My sightings weren’t unusual. Red Foxes have always lived in the Northeastern U.S., but though populations fluctuate from year to year, it’s clear that the species finds our mix of woodlands, brush, lawn (and the prey such an ecosystem provides) very much to their liking. In this they join Eastern Coyotes, Black Bears, Bobcats, and smaller hunters such as Mink and weasels, all of which have learned to coexist with humans.
The Northeast is far from alone in being prime fox habitat. In fact, the Red Fox is the single most widespread mammal species on Earth besides humans. It ranges widely across most of Europe, temperate Asia, and North Africa as well as nearly all of North America.
The Red Fox is comfortable in a variety of habitats within this wide range, thriving in landscapes as varied as Arctic tundra and sere desert. It can even adapt to cities: In the U.K. alone, for example, scientists estimate the population of “urban foxes” (yes, they’ve been given their own category) at more than 30,000 animals. The sight of foxes on the streets has become routine for residents, if always startling at first for visitors.
What makes Red Foxes so adaptable? First, they’re skilled hunters of mice, voles, rabbits, small birds, and large insects, often capturing their prey with a high, four-footed leap and headfirst dive. (In winter, they’ll sometimes disappear entirely beneath the snow, only to emerge, triumphant, with their prey in their jaws.)
Fascinatingly, researchers have discovered that nearly all fox pounces are oriented towards the northeast, regardless of weather, wind, or other conditions. The theory: The animals use the earth’s magnetic field to help them pinpoint their prey, even when it’s under the snow or otherwise out of sight. If this proves true, foxes will be added to the list of animal species—which includes migrating birds, butterflies, and whales—that use magnetic fields to orient and direct themselves.
Red Foxes don’t even need to employ their full stalking and pouncing arsenal to find much of their food, especially in our area. In fact, like many domestic dogs, they’ll eat almost anything: eggs, fruit, carrion, grain (they especially love sunflower seeds, which means they’ll thank you for feeding the birds in your yard), leftover food from garbage cans and dumpsters, and pet food left outside.
Notoriously, they also like chicken. As a result, many farmers loathe the sight of a Red Fox, even though on balance foxes’ impact on rodent populations make them beneficial even around farms.
Another reason that foxes do well: Not much hunts them. They are preyed upon by Coyotes, especially the nearly wolf-sized coyote-wolf-dog hybrids that have spread across the Northeast in recent decades. It will be interesting to see if expanding Coyote populations will lead to a decline in fox numbers.

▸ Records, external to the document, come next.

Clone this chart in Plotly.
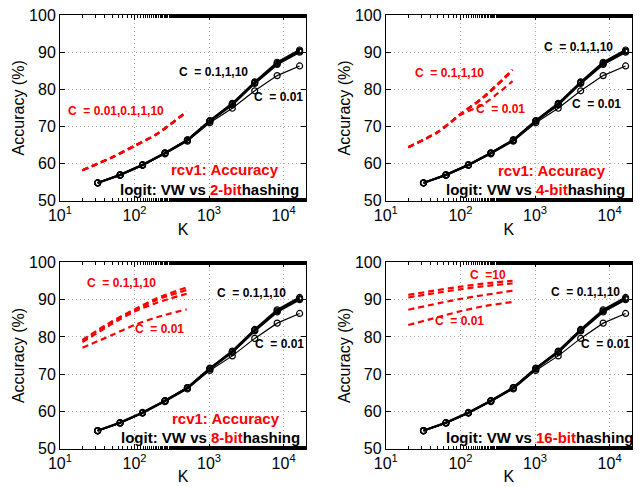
import plotly.graph_objects as go
from plotly.subplots import make_subplots

# ---- data ----
K_vw = [32, 64, 128, 256, 512, 1024, 2048, 4096, 8192, 16384]
vw_C01 = [54.8, 57.0, 59.7, 62.9, 66.4, 71.6, 76.2, 82.0, 87.3, 90.6]
vw_C1 = [54.8, 56.9, 59.6, 62.8, 66.3, 71.5, 76.0, 81.8, 87.0, 90.3]
vw_C10 = [54.8, 56.9, 59.6, 62.8, 66.3, 71.4, 75.8, 81.6, 86.7, 90.0]
vw_C001 = [54.7, 56.8, 59.5, 62.6, 66.0, 71.0, 74.9, 79.6, 83.7, 86.3]

k_bb = [20, 50, 100, 200, 500]
# b-bit hashing: per panel, per C (0.01, 0.1, 1, 10)
bb2 = {
    "0.01": [58.2, 61.6, 64.7, 67.9, 73.9],
    "0.1": [58.2, 61.7, 64.8, 68.0, 74.0],
    "1": [58.2, 61.7, 64.8, 68.0, 74.0],
    "10": [58.2, 61.7, 64.8, 68.0, 74.0],
}
bb4 = {
    "0.01": [64.4, 68.5, 73.1, 75.9, 82.2],
    "0.1": [64.4, 68.5, 73.2, 77.6, 85.0],
    "1": [64.4, 68.5, 73.3, 77.8, 85.2],
    "10": [64.4, 68.5, 73.3, 77.8, 85.3],
}
bb8 = {
    "0.01": [77.1, 80.5, 83.2, 85.3, 87.4],
    "0.1": [78.6, 83.5, 86.8, 89.2, 91.6],
    "1": [79.0, 84.0, 87.2, 90.0, 92.6],
    "10": [79.2, 84.2, 87.4, 90.4, 93.3],
}
bb16 = {
    "0.01": [83.2, 85.3, 86.9, 88.2, 89.4],
    "0.1": [87.3, 89.0, 90.2, 91.2, 92.4],
    "1": [90.6, 91.9, 92.8, 93.6, 94.4],
    "10": [91.3, 92.6, 93.5, 94.3, 95.1],
}
panels = [bb2, bb4, bb8, bb16]
bits = ["2", "4", "8", "16"]

xtickvals = [10, 100, 1000, 10000]
xticktext = ["10<sup>1</sup>", "10<sup>2</sup>", "10<sup>3</sup>", "10<sup>4</sup>"]
ytickvals = [50, 60, 70, 80, 90, 100]

# annotation placements per panel: (text, log10 x, y, color)
ann_specs = [
    [("C  = 0.1,1,10", 3.06, 84.7, "black"), ("C  = 0.01", 3.93, 78.0, "black"),
     ("C  = 0.01,0.1,1,10", 1.75, 74.1, "red")],
    [("C  = 0.1,1,10", 3.58, 91.5, "black"), ("C  = 0.01", 3.82, 76.0, "black"),
     ("C  = 0.1,1,10", 1.85, 84.3, "red"), ("C  = 0.01", 2.54, 74.6, "red")],
    [("C  = 0.1,1,10", 3.57, 91.7, "black"), ("C  = 0.01", 3.95, 78.0, "black"),
     ("C  = 0.1,1,10", 1.82, 94.4, "red"), ("C  = 0.01", 2.34, 82.0, "red")],
    [("C  = 0.1,1,10", 3.68, 92.2, "black"), ("C  = 0.01", 3.95, 78.2, "black"),
     ("C  =10", 2.37, 96.7, "red"), ("C  = 0.01", 1.99, 84.2, "red")],
]
title_pos = [(3.21, 58.3, 3.0, 52.9), (3.23, 58.1, 3.01, 52.9),
             (3.23, 58.1, 3.02, 52.9), (None, None, 3.07, 52.9)]

FONT = "Liberation Sans, Arial, sans-serif"

fig = make_subplots(rows=2, cols=2)
domains = [
    ((0.0933, 0.476), (0.588, 0.969)),
    ((0.600, 0.983), (0.588, 0.969)),
    ((0.0933, 0.476), (0.079, 0.461)),
    ((0.600, 0.983), (0.079, 0.461)),
]

for i, bb in enumerate(panels):
    r, c = i // 2 + 1, i % 2 + 1
    # black VW lines
    for vals, w in [(vw_C01, 2.0), (vw_C1, 2.0), (vw_C10, 2.0), (vw_C001, 1.2)]:
        fig.add_trace(go.Scatter(
            x=K_vw, y=vals, mode="lines+markers",
            line=dict(color="black", width=w),
            marker=dict(symbol="circle-open", size=6, color="black",
                        line=dict(width=1.2, color="black")),
            showlegend=False), row=r, col=c)
    for Ckey in ["0.01", "0.1", "1", "10"]:
        fig.add_trace(go.Scatter(
            x=k_bb, y=bb[Ckey], mode="lines",
            line=dict(color="red", width=2.2, dash="6px,4px", shape="spline", smoothing=0.8),
            showlegend=False), row=r, col=c)

    xa = "x" if i == 0 else f"x{i+1}"
    ya = "y" if i == 0 else f"y{i+1}"
    for text, lx, y, col in ann_specs[i]:
        fig.add_annotation(x=lx, y=y, xref=xa, yref=ya, text=f"<b>{text}</b>",
                           showarrow=False, font=dict(size=12, color=col, family=FONT))
    tx, ty, lx2, ly2 = title_pos[i]
    if tx is not None:
        fig.add_annotation(x=tx, y=ty, xref=xa, yref=ya, text="<b>rcv1: Accuracy</b>",
                           showarrow=False, font=dict(size=15, color="red", family=FONT))
    fig.add_annotation(x=lx2, y=ly2, xref=xa, yref=ya,
                       text=f"<b>logit: VW vs <span style='color:red'>{bits[i]}-bit</span>hashing</b>",
                       showarrow=False, font=dict(size=15, color="black", family=FONT))

    (xd, yd) = domains[i]
    fig.update_xaxes(type="log", range=[1, 4.301], domain=list(xd), automargin=False,
                     tickvals=xtickvals, ticktext=xticktext,
                     ticks="inside", ticklen=5, tickcolor="black",
                     showline=True, linecolor="black", linewidth=1, mirror="ticks",
                     showgrid=True, gridcolor="#aaaaaa", griddash="1px,3px", gridwidth=1,
                     zeroline=False,
                     minor=dict(ticks="inside", ticklen=3, tickcolor="black", showgrid=False),
                     tickfont=dict(size=16, family=FONT, color="black"),
                     title=dict(text="K", font=dict(size=16, family=FONT, color="black"),
                                standoff=0),
                     row=r, col=c)
    fig.update_yaxes(range=[50, 100], domain=list(yd), tickvals=ytickvals, automargin=False,
                     ticks="inside", ticklen=5, tickcolor="black",
                     showline=True, linecolor="black", linewidth=1, mirror="ticks",
                     showgrid=True, gridcolor="#aaaaaa", griddash="1px,3px", gridwidth=1,
                     zeroline=False,
                     tickfont=dict(size=16, family=FONT, color="black"),
                     title=dict(text="Accuracy (%)", font=dict(size=16, family=FONT, color="black"),
                                standoff=0),
                     row=r, col=c)

fig.update_layout(width=643, height=487, margin=dict(l=0, r=0, t=0, b=0),
                  plot_bgcolor="white", paper_bgcolor="white", showlegend=False)
fig.write_html("out.html", config={"displayModeBar": False},
               post_script="document.body.style.margin='0px';document.body.style.overflow='hidden';")
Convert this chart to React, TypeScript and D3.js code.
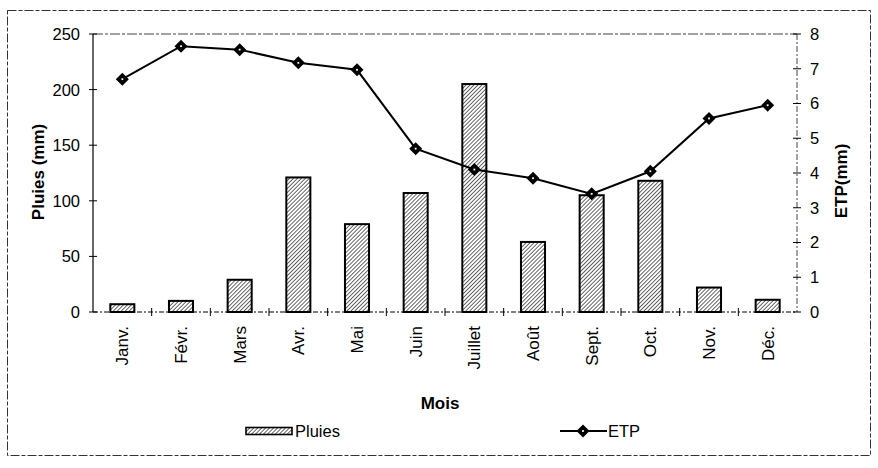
import React from "react";
import * as d3 from "d3";

const months = ["Janv.", "Févr.", "Mars", "Avr.", "Mai", "Juin", "Juillet", "Août", "Sept.", "Oct.", "Nov.", "Déc."];
const pluies = [7, 10, 29, 121, 79, 107, 205, 63, 105, 118, 22, 11];
const etp = [6.7, 7.65, 7.55, 7.17, 6.97, 4.7, 4.1, 3.85, 3.4, 4.05, 5.57, 5.95];
const leftTicks = [0, 50, 100, 150, 200, 250];
const rightTicks = [0, 1, 2, 3, 4, 5, 6, 7, 8];

const W = 878, H = 468;
const X0 = 93, X1 = 797, Y0 = 34, Y1 = 312;
const FONT = "'Liberation Sans', Arial, sans-serif";

export default function App() {
  const x = d3.scaleBand<string>().domain(months).range([X0, X1]).paddingInner(0.59).paddingOuter(0.295);
  const step = (X1 - X0) / months.length;
  const yL = d3.scaleLinear().domain([0, 250]).range([Y1, Y0]);
  const yR = d3.scaleLinear().domain([0, 8]).range([Y1, Y0]);
  const cx = (m: string) => (x(m) as number) + x.bandwidth() / 2;
  const line = d3.line<number>().x((_, i) => cx(months[i])).y((d) => yR(d));
  const diamond = (px: number, py: number, r = 6.5) => `M${px},${py - r}L${px + r},${py}L${px},${py + r}L${px - r},${py}Z`;

  return (
    <svg width={W} height={H} style={{ position: "absolute", left: 0, top: 0, background: "#fff" }} fontFamily={FONT}>
      <defs>
        <pattern id="hatch" patternUnits="userSpaceOnUse" width={2.8} height={2.8} patternTransform="rotate(45)">
          <rect width={2.8} height={2.8} fill="#fff" />
          <line x1={0} y1={0} x2={0} y2={2.8} stroke="#000" strokeWidth={1.2} />
        </pattern>
      </defs>
      {/* outer border */}
      <rect x={7.5} y={10.5} width={863} height={445} fill="none" stroke="#333" strokeWidth={1} strokeDasharray="9 2 4 2" />
      {/* plot frame */}
      <line x1={X0} x2={X1} y1={Y0} y2={Y0} stroke="#444" strokeWidth={1} strokeDasharray="10 2 3 2" />
      <line x1={X1} x2={X1} y1={Y0} y2={Y1} stroke="#444" strokeWidth={1} strokeDasharray="6 2 2 2" />
      <line x1={X0} x2={X0} y1={Y0} y2={Y1} stroke="#000" strokeWidth={1.2} />
      <line x1={X0} x2={X1} y1={Y1} y2={Y1} stroke="#000" strokeWidth={1} strokeDasharray="5 2 2 2" />
      {/* left ticks */}
      {leftTicks.map((t) => (
        <g key={"l" + t}>
          <line x1={X0 - 4} x2={X0 + 4} y1={yL(t)} y2={yL(t)} stroke="#000" />
          <text x={80} y={yL(t)} dy="0.36em" textAnchor="end" fontSize={16.5}>{t}</text>
        </g>
      ))}
      {/* right ticks */}
      {rightTicks.map((t) => (
        <g key={"r" + t}>
          <line x1={X1 - 4} x2={X1 + 4} y1={yR(t)} y2={yR(t)} stroke="#000" />
          <text x={810} y={yR(t)} dy="0.36em" textAnchor="start" fontSize={16.5}>{t}</text>
        </g>
      ))}
      {/* x ticks */}
      {d3.range(1, months.length).map((i) => (
        <line key={"x" + i} x1={X0 + i * step} x2={X0 + i * step} y1={Y1 - 4} y2={Y1 + 4} stroke="#000" />
      ))}
      {/* bars */}
      {pluies.map((v, i) => (
        <rect key={"b" + i} x={x(months[i])} y={yL(v)} width={x.bandwidth()} height={Y1 - yL(v)} fill="url(#hatch)" stroke="#000" strokeWidth={2} />
      ))}
      {/* ETP line */}
      <path d={line(etp) || ""} fill="none" stroke="#000" strokeWidth={2} />
      {etp.map((v, i) => (
        <g key={"m" + i}>
          <path d={diamond(cx(months[i]), yR(v))} fill="#000" />
          <rect x={cx(months[i]) - 0.9} y={yR(v) - 0.9} width={1.8} height={1.8} fill="#fff" />
        </g>
      ))}
      {/* x labels */}
      {months.map((m) => (
        <text key={"t" + m} transform={`translate(${cx(m)},${326}) rotate(-90)`} dy="0.36em" textAnchor="end" fontSize={17}>{m}</text>
      ))}
      {/* axis titles */}
      <text transform={`translate(38,172) rotate(-90)`} dy="0.36em" textAnchor="middle" fontSize={17} fontWeight="bold">Pluies (mm)</text>
      <text transform={`translate(841,181) rotate(-90)`} dy="0.36em" textAnchor="middle" fontSize={17} fontWeight="bold">ETP(mm)</text>
      <text x={440} y={409} textAnchor="middle" fontSize={17} fontWeight="bold">Mois</text>
      {/* legend */}
      <rect x={246} y={427.5} width={46} height={7} fill="url(#hatch)" stroke="#000" strokeWidth={1.6} />
      <text x={295} y={431} dy="0.36em" fontSize={16.5}>Pluies</text>
      <line x1={560} x2={607} y1={431} y2={431} stroke="#000" strokeWidth={2} />
      <path d={diamond(583, 431)} fill="#000" />
      <rect x={582.1} y={430.1} width={1.8} height={1.8} fill="#fff" />
      <text x={608} y={431} dy="0.36em" fontSize={16.5}>ETP</text>
    </svg>
  );
}
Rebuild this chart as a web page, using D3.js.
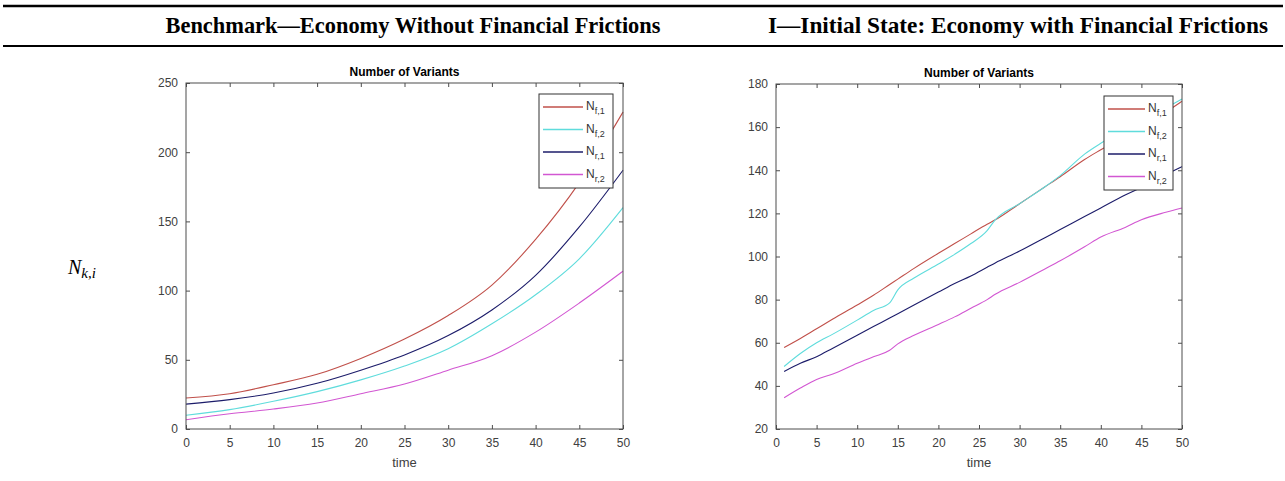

You’ll rarely see more than one or two Red Foxes at a time, for unlike wolves and many other canines, they don’t tend to run in packs. Both parents, however, help to raise the kits, and if you see a fox abroad during the day in the spring, it’s likely a parent hunting for food to bring back to a nearby den.
So what should you look for if you want to catch a glimpse of a “red shadow”? Don’t rely on spotting a vivid coat, because Red Fox coloration can be remarkably varied. The coat can range from a dark red to pinkish/orange, while black, brown, and silver/gray forms also exist. Many but not all individuals have a white tip to the tail, yet some (called “cross foxes”) have a black stripe down their back and another across their shoulders.
So the best advice is to keep an eye out for a medium-sized, agile, doglike creature with a fluffy tail moving quickly out of sight. (Red Foxes are usually 36-40 inches long, including the tail, and weigh somewhere between 10 and 15 pounds, so anything much larger is either a Coyote or a dog.)
Or you can listen for them. Red Foxes don’t bark, yip, howl, or bay at the moon. Their bone-chillingly loud call (usually made in the depths of night), sounds like a human scream. The cry is usually over something as mundane as a territorial dispute, but try telling that to your pounding heart after you’ve been woken out of a sound sleep at 3:00 A.M.
A long look, a quick glimpse, an empty bird feeder, or a scream in the night—they all remind us that we live alongside a sleek, complex, and endearing little predator. In an increasingly crowded world, that’s something to notice, and to celebrate.